三井住友フィナンシャルグループが2005年3月期以来、4年ぶりの赤字転落をすることになった。また、三菱UFJフィナンシャル・グループ、みずほフィナンシャルグループも赤字転落が濃厚で、3メガバンクがそろって純損失に陥り、2000年代前半に銀行界を襲った「冬の時代」が再び到来してきたようである。
融資先の経営悪化や、手持ちの株価の下落、昨年夏に融資したバークレイ銀行の株の損出など、厳しい決算が出ることは予想されていたものの、それにしても、1800億円の黒字見通しから、3900億円の赤字へと下方修正することになったのには驚かされた。さらに8000億円の公募増資発表も驚きである。
銀行は、記者会見の席で、「2010年以降の着実な業績回復を図るため、保守的な対応を実施した」と述べ、融資先企業の経営不振に備えた貸倒引当金の積み増しなどの「攻めの姿勢」による損失と強調しているが、銀行にとって融資先企業の業績が回復しない限り、成長に向けた道筋を描くのは難しいのが実情だ。だからこそ、最大8000億円の増資が必要になったのではなかろうか。

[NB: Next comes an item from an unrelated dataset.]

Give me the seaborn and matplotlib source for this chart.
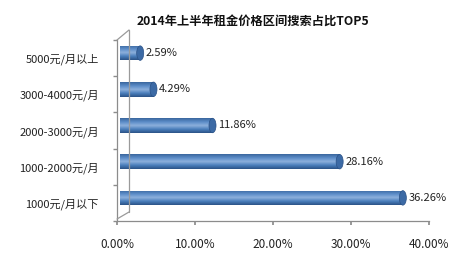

新聞発表を受けて、10日の株式市場で三井住友フィナンシャルグループ株が500円のストップ安で終えている。昨日まで買い上げてきた「
とがめ」が一気に噴出してきたともいえるが、赤字・減配・増資となれば買う要因は全くなく、週明け以降も売りが続くことになるかもしれない。
また、「みずほ」、「三菱UFJ」も膨大な赤字に陥ることは必至で、3メガバンクで1兆円を超す事態が予想されるだけに、金融株の崩壊相場が来週以降見られることになるかも知れない。
銀行の決算の悪化は、日本の経済が今や急速に悪化しつつあり、倒産が急増してきているなによりの証で、与信管理をしっかり行っているはずのメガバンクであっても、追いつかないほど企業の突然死が急増してきているということだ。
「貸しはがし」、資金回収合戦が始まった
そうした状況が起きてきているのは、単に物が売れなくなって経営がおかしくなっているだけではないのである。そこには骨肉争いの銀行同士の「貸しはがし」問題があるのだ。
先日、みずほフィナンシャルグループが2兆円を超える資金回収を行ったと報道されたが、この回収は他の三井住友と三菱UFJを出し抜いた形で行ったと言われており、そうだとすると、今度は2行が「みずほ」が貸し込んでいる企業から資金を回収することになり、今や「りそな」を加えた四大銀行が入り乱れて中小企業からの資金回収合戦となっているのある。
これでは、中小企業はたまったものではない。さもなくても貸し渋りが起きて資金繰りが悪化している上に、銀行同士の「貸しはがし」によって、この上さらに資金が引き揚げられたら倒産企業が続出するのは必至だ。
そのあおりを受けて四苦八苦しているのが、信金中金である。不良債権の拡大+有価証券の赤字と、ダブルパンチになっており、1800億円を超す創立以来初めての赤字に転落しようとしている。
こうしてみてみると、銀行の先行きは想像以上に厳しいと考えざるを得ないが、民間調査会社の帝国データバンクが、「大企業、中堅企業は“五月危機”と呼ばれる倒産続発が懸念されている」と指摘していることを考えると、株式市場のこのところの上げ相場がどこまで持つのか心配になってくる。
前回のレポートで、株の戻り相場が6月一杯続くかもしれないと書いたが、欧米に先駆けて日経平均は5月中には下落傾向に向かうことになるかもしれない。